Negative Correlation =

It still shows an actual relationship between two varibles. It means if one varible increases, the other decreases and vice versa. A perfect negative correlation has a co-efficient of -1. This occurs when one variable increases at exactly the same time as the other decreases

Zero Correlation =

There is no clear relationship between variables. A zero correlation has a co-efficient of 0. Thic occurs if there is absolutley no indication of a pattern between variables.

44 of 78

Evaluation of Correlational Studies

They're often mistaken for experiments because they both employ strict measures and statistical analysis. But correlation studies have a key limitation when compared to experiments as they cannot reliably establish cause and effect.

A correlation study does not have an IV and a DV. It simply measures the relationship between existing variables and nothing is set up. However, this does demonstrate the advantage of correlation studies: they do allow researchers to statistically analyse situations that could not be manipulated experimentally for ethical or practical reasons.

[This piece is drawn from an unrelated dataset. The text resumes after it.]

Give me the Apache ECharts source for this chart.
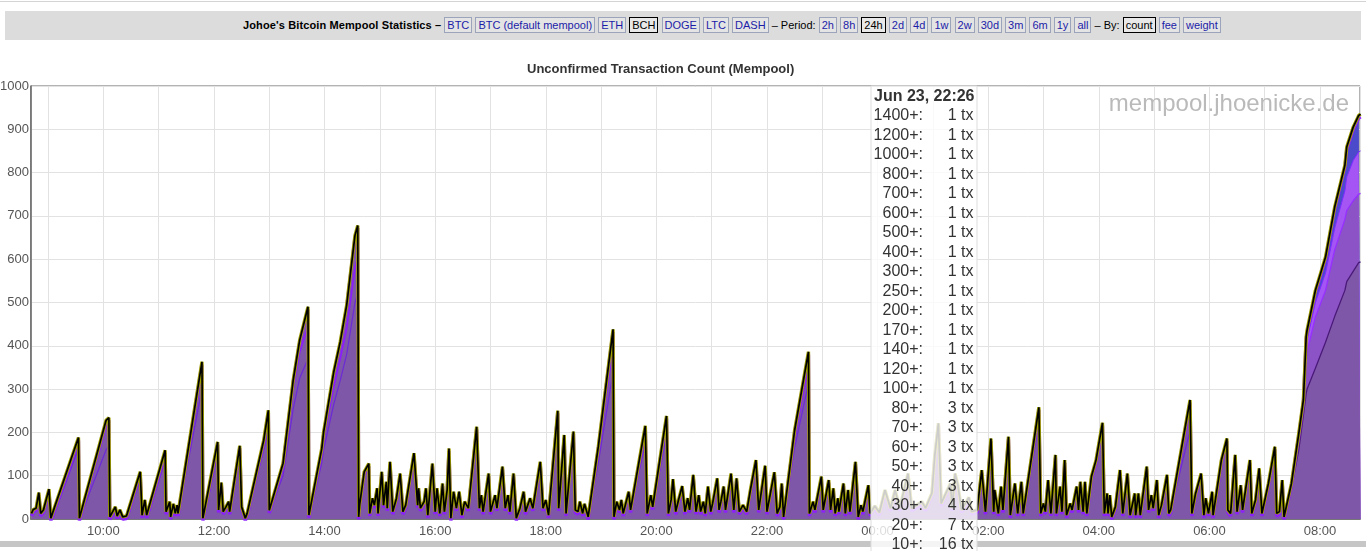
<!DOCTYPE html>
<html>
<head>
<meta charset="utf-8">
<script src="https://cdn.jsdelivr.net/npm/echarts@6/dist/echarts.min.js"></script>
<style>
  html, body { margin:0; padding:0; background:#fff; width:1366px; height:551px; overflow:hidden; }
  #topline { position:absolute; left:0; top:1px; width:1366px; height:1px; background:#d4d4d4; }
  #hdr { position:absolute; left:5px; top:11px; width:1356px; height:29px; background:#dcdcdc; z-index:2;
         font:11px 'Liberation Sans', Arial, sans-serif; color:#000; }
  #hdr .inner { position:absolute; left:238px; top:6px; white-space:nowrap; }
  #hdr b { letter-spacing:0.12px; }
  #hdr a { display:inline-block; border:1px solid #9ba4bb; padding:0 2px; color:#1c1ca8; background:#e4e4e4; line-height:14px; }
  #hdr a.sel { border-color:#000; color:#000; background:#e8e8e8; }
  #chart { position:absolute; left:0; top:0; width:1366px; height:551px; }
</style>
</head>
<body>
<div id="topline"></div>
<div id="chart"></div>
<div id="hdr"><span class="inner"><b>Johoe's Bitcoin Mempool Statistics –</b> <a>BTC</a> <a>BTC (default mempool)</a> <a>ETH</a> <a class="sel">BCH</a> <a>DOGE</a> <a>LTC</a> <a>DASH</a> – Period: <a>2h</a> <a>8h</a> <a class="sel">24h</a> <a>2d</a> <a>4d</a> <a>1w</a> <a>2w</a> <a>30d</a> <a>3m</a> <a>6m</a> <a>1y</a> <a>all</a> – By: <a class="sel">count</a> <a>fee</a> <a>weight</a></span></div>
<script>
// time in minutes since Jun 22 00:00, value = unconfirmed tx count
const totalPts = [[522,13],[524,22],[527,25],[530,61],[532,13],[535,21],[537,25],[541,69],[543,2],[545,2],[573,188],[574,2],[575,5],[603,228],[606,234],[607,5],[613,28],[615,7],[618,21],[621,5],[625,7],[626,13],[640,109],[642,9],[645,44],[647,9],[649,13],[667,159],[668,17],[672,40],[673,5],[676,35],[678,13],[680,32],[681,13],[707,363],[708,2],[709,2],[724,178],[725,21],[728,84],[730,17],[733,28],[736,40],[737,17],[748,169],[750,28],[752,32],[754,2],[756,13],[774,182],[779,251],[780,20],[795,129],[806,321],[813,413],[822,490],[823,9],[824,13],[837,163],[839,201],[850,340],[857,409],[864,494],[873,655],[876,678],[877,5],[878,32],[883,109],[888,128],[889,13],[892,48],[894,32],[897,71],[898,13],[902,109],[904,32],[907,86],[908,25],[911,132],[914,17],[918,48],[922,105],[925,17],[928,32],[937,152],[941,32],[942,71],[944,25],[948,40],[950,71],[952,9],[957,128],[960,17],[962,71],[965,13],[968,82],[970,17],[973,67],[975,163],[977,2],[980,63],[983,25],[986,63],[989,9],[992,40],[996,25],[1005,213],[1008,25],[1010,55],[1012,17],[1018,105],[1020,17],[1025,55],[1027,25],[1033,121],[1036,25],[1039,55],[1041,17],[1045,105],[1048,2],[1052,25],[1056,63],[1058,17],[1063,48],[1066,25],[1074,132],[1077,25],[1080,44],[1083,9],[1093,250],[1094,25],[1100,194],[1102,13],[1110,202],[1112,21],[1115,17],[1117,40],[1120,13],[1122,35],[1126,5],[1137,167],[1153,438],[1154,5],[1157,40],[1160,21],[1162,44],[1164,13],[1170,63],[1172,21],[1188,215],[1190,13],[1194,55],[1196,28],[1211,238],[1213,13],[1216,44],[1218,92],[1221,17],[1224,44],[1228,76],[1231,17],[1234,48],[1236,21],[1240,102],[1243,17],[1246,55],[1248,17],[1251,40],[1253,13],[1256,75],[1259,17],[1261,36],[1266,94],[1268,21],[1270,40],[1273,75],[1275,21],[1281,105],[1284,21],[1287,94],[1290,17],[1294,32],[1298,17],[1302,67],[1308,136],[1311,21],[1318,123],[1320,17],[1328,108],[1331,13],[1334,28],[1336,82],[1338,5],[1350,205],[1365,386],[1366,13],[1370,40],[1372,21],[1379,98],[1381,21],[1387,90],[1389,21],[1392,71],[1394,13],[1397,48],[1398,17],[1403,82],[1405,13],[1408,67],[1410,17],[1416,132],[1419,5],[1422,32],[1424,17],[1430,78],[1432,13],[1437,30],[1442,15],[1448,67],[1454,25],[1459,67],[1464,25],[1473,105],[1477,25],[1488,40],[1492,25],[1499,60],[1502,145],[1506,221],[1509,36],[1519,82],[1521,25],[1524,105],[1527,80],[1531,21],[1539,50],[1542,17],[1548,21],[1553,113],[1557,17],[1563,186],[1566,17],[1567,67],[1571,13],[1574,75],[1576,21],[1582,190],[1584,9],[1589,82],[1592,13],[1596,86],[1598,13],[1615,258],[1617,13],[1620,36],[1622,17],[1625,90],[1628,13],[1633,148],[1634,13],[1638,75],[1640,17],[1643,136],[1645,9],[1649,36],[1651,21],[1656,75],[1658,21],[1660,86],[1663,17],[1665,86],[1667,13],[1672,98],[1677,136],[1684,222],[1686,13],[1689,59],[1690,13],[1692,55],[1694,5],[1698,28],[1703,113],[1706,13],[1711,105],[1714,9],[1719,59],[1720,9],[1723,59],[1725,9],[1732,121],[1734,21],[1737,55],[1739,25],[1743,90],[1745,9],[1748,32],[1754,102],[1756,13],[1758,21],[1779,275],[1781,13],[1785,59],[1791,105],[1794,9],[1796,48],[1799,13],[1803,63],[1804,9],[1813,136],[1819,186],[1820,21],[1823,13],[1828,148],[1830,17],[1834,78],[1836,21],[1844,136],[1846,13],[1850,44],[1854,117],[1857,13],[1864,82],[1871,167],[1873,13],[1876,17],[1879,90],[1881,5],[1889,82],[1897,198],[1902,275],[1905,421],[1906,436],[1915,528],[1926,605],[1936,721],[1947,817],[1949,859],[1956,905],[1962,932],[1964,935]];

// upper fee-level lines visible inside the large ramps
const violetHiSegs = [
  [[545,2],[573,178]], [[575,5],[603,215],[606,222]], [[626,13],[640,100]], [[649,13],[667,150]],
  [[681,13],[707,340]], [[709,2],[724,165]], [[737,17],[748,158]], [[756,13],[774,172],[779,236]],
  [[780,20],[795,118],[806,300],[813,385],[822,445]],
  [[824,12],[837,150],[839,185],[850,305],[857,370],[864,440],[873,580],[876,605]],
  [[996,25],[1005,195]], [[1083,9],[1093,230]],
  [[1126,5],[1137,150],[1153,400]], [[1172,21],[1188,195]], [[1196,28],[1211,220]],
  [[1338,5],[1350,185],[1365,355]], [[1598,13],[1615,240]], [[1758,21],[1779,248]]
];
const violetLoSegs = [
  [[545,2],[573,163]], [[575,5],[603,160],[606,169]], [[626,12],[640,88]], [[649,12],[667,135]],
  [[681,12],[707,300]], [[709,2],[724,150]], [[737,16],[748,145]], [[756,12],[774,160],[779,205]],
  [[780,18],[795,100],[806,255],[813,325],[822,370]],
  [[824,10],[837,130],[839,160],[850,265],[857,320],[864,380],[873,500],[876,520]],
  [[1126,5],[1137,130],[1153,340]], [[1172,20],[1188,175]], [[1196,26],[1211,195]],
  [[1338,5],[1350,165],[1365,313]], [[1598,12],[1615,220]], [[1758,20],[1779,205]]
];

// final ramp: fee-level band boundaries
const finalMin      = [1881,1889,1897,1902,1905,1906,1915,1926,1936,1947,1949,1956,1962,1964];
const blueBandLow   = [5, 80, 192, 268, 405, 414, 500, 568, 672, 758, 790, 828, 848, 850];
const violetBandLow = [5, 78, 185, 258, 372, 386, 466, 528, 622, 692, 712, 735, 750, 752];
const purpleBase    = [5, 70, 160, 240, 290, 300, 348, 408, 468, 528, 548, 572, 592, 594];

// hover legend
const tipTitle  = 'Jun 23, 22:26';
const tipLevels = ['1400+:','1200+:','1000+:','800+:','700+:','600+:','500+:','400+:','300+:','250+:','200+:','170+:','140+:','120+:','100+:','80+:','70+:','60+:','50+:','40+:','30+:','20+:','10+:'];
const tipCounts = ['1 tx','1 tx','1 tx','1 tx','1 tx','1 tx','1 tx','1 tx','1 tx','1 tx','1 tx','1 tx','1 tx','1 tx','1 tx','3 tx','3 tx','3 tx','3 tx','3 tx','4 tx','7 tx','16 tx'];

const BASE = Date.UTC(2018, 5, 22);
const MIN = 60000;
const FONT = "'Liberation Sans', Arial, sans-serif";
const toData = pts => pts.map(p => [BASE + p[0] * MIN, p[1]]);
function segData(segs) {
  const out = [];
  segs.forEach((s, i) => {
    if (i) out.push([BASE + (s[0][0] - 0.5) * MIN, '-']);
    s.forEach(p => out.push([BASE + p[0] * MIN, p[1]]));
  });
  return out;
}
const zipFinal = arr => finalMin.map((m, i) => [BASE + m * MIN, arr[i]]);
const finalTop = toData(totalPts.filter(p => p[0] >= finalMin[0]));
const pad = n => (n < 10 ? '0' : '') + n;

const chart = echarts.init(document.getElementById('chart'), null, { renderer: 'canvas' });

const common = { type: 'line', symbol: 'none', showSymbol: false, animation: false, silent: true, connectNulls: false };

const graphics = [
  { type: 'text', z: 1, x: 1349, y: 104,
    style: { text: 'mempool.jhoenicke.de', font: '24px ' + FONT, fill: '#bababa', align: 'right', verticalAlign: 'middle' } },
  { type: 'rect', z: 50, shape: { x: 0, y: 541, width: 1366, height: 6 }, style: { fill: '#c6c6c6' } },
  { type: 'rect', z: 100, shape: { x: 871, y: 86, width: 106, height: 470 },
    style: { fill: 'rgba(255,255,255,0.8)', stroke: '#dddddd', lineWidth: 1 } },
  { type: 'text', z: 101, x: 874, y: 97,
    style: { text: tipTitle, font: 'bold 16px ' + FONT, fill: '#333', align: 'left', verticalAlign: 'middle' } }
];
tipLevels.forEach((lv, i) => {
  const y = 115.7 + i * 19.5;
  graphics.push({ type: 'text', z: 101, x: 923, y: y,
    style: { text: lv, font: '16px ' + FONT, fill: '#333', align: 'right', verticalAlign: 'middle' } });
  graphics.push({ type: 'text', z: 101, x: 973.5, y: y,
    style: { text: tipCounts[i], font: '16px ' + FONT, fill: '#333', align: 'right', verticalAlign: 'middle' } });
});

chart.setOption({
  useUTC: true,
  animation: false,
  title: {
    text: 'Unconfirmed Transaction Count (Mempool)', left: 527, top: 63, padding: 0,
    textStyle: { fontSize: 13, fontWeight: 'bold', color: '#333', fontFamily: FONT }
  },
  grid: { left: 31, right: 6, top: 86, bottom: 32, show: true, borderColor: '#666', borderWidth: 1,
          backgroundColor: 'transparent', containLabel: false, outerBoundsMode: 'none' },
  xAxis: {
    type: 'time',
    min: BASE + 521.5 * MIN, max: BASE + 1963.4 * MIN,
    minInterval: 2 * 3600 * 1000, maxInterval: 2 * 3600 * 1000,
    axisLine: { show: true, lineStyle: { color: '#777', width: 2 } },
    axisTick: { show: false },
    splitLine: { show: true, lineStyle: { color: '#e2e2e2', width: 1 } },
    axisLabel: {
      showMinLabel: false, showMaxLabel: false, hideOverlap: false,
      color: '#555', fontSize: 13, fontFamily: FONT, margin: 6,
      formatter: function (v) {
        const d = new Date(v);
        if (d.getUTCMinutes() !== 0 || d.getUTCHours() % 2 !== 0) return '';
        return pad(d.getUTCHours()) + ':' + pad(d.getUTCMinutes());
      }
    }
  },
  yAxis: {
    type: 'value', min: 0, max: 1000, interval: 100,
    axisLine: { show: true, lineStyle: { color: '#666', width: 1.5 } },
    axisTick: { show: false },
    splitLine: { show: true, lineStyle: { color: '#e2e2e2', width: 1 } },
    axisLabel: { color: '#555', fontSize: 13, fontFamily: FONT, margin: 2, formatter: v => String(v) }
  },
  graphic: graphics,
  series: [
    Object.assign({}, common, { name: 'all', data: toData(totalPts), lineStyle: { width: 0 },
      areaStyle: { color: '#7f57a8', opacity: 1 }, z: 2 }),
    Object.assign({}, common, { name: 'lo', data: segData(violetLoSegs), lineStyle: { color: '#6c2ad6', width: 1.2 }, z: 3 }),
    Object.assign({}, common, { name: 'hi', data: segData(violetHiSegs), lineStyle: { color: '#8c1cff', width: 1.6 }, z: 3 }),
    Object.assign({}, common, { name: 'fTop', data: finalTop, lineStyle: { width: 0 }, areaStyle: { color: '#4a4acb', opacity: 1 }, z: 3 }),
    Object.assign({}, common, { name: 'fViolet', data: zipFinal(blueBandLow), lineStyle: { color: '#7a2cff', width: 1 }, areaStyle: { color: '#a455f4', opacity: 1 }, z: 3 }),
    Object.assign({}, common, { name: 'fMid', data: zipFinal(violetBandLow), lineStyle: { color: '#9630ff', width: 1.3 }, areaStyle: { color: '#8c53c6', opacity: 1 }, z: 3 }),
    Object.assign({}, common, { name: 'fBase', data: zipFinal(purpleBase), lineStyle: { color: '#4a1a78', width: 1.3 }, areaStyle: { color: '#7f57a8', opacity: 1 }, z: 3 }),
    Object.assign({}, common, { name: 'edge', data: toData(totalPts),
      lineStyle: { color: '#a3a300', width: 3.4, shadowColor: 'rgba(140,30,255,0.95)', shadowBlur: 0, shadowOffsetY: 2.6 }, z: 4 }),
    Object.assign({}, common, { name: 'top', data: toData(totalPts), lineStyle: { color: '#000', width: 1.7 }, z: 5 })
  ]
});
</script>
</body>
</html>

Because correlation studies take place after the event, it is difficult to reliably state that one thing causes another thing to happen. To establilsh cause and effect, the reseracher needs to monitor the experiment from the beginning.

45 of 78

Evaluation of Correlational Studies

Strengths-

  • Correlations can establish the strength and direction of the relationship between variables
  • They allow researchers to statistically analyse naturally occuring phenomenon which could not be set up ethically or practically

Limitations -

  • Correlations cannot reliably establish cause and effect
  • Variables have to be quantified, which means measures may lack construct validity

If a correlation shows a relationship between two variables, then one probably is affecting the other. But it is not necessarily clear which.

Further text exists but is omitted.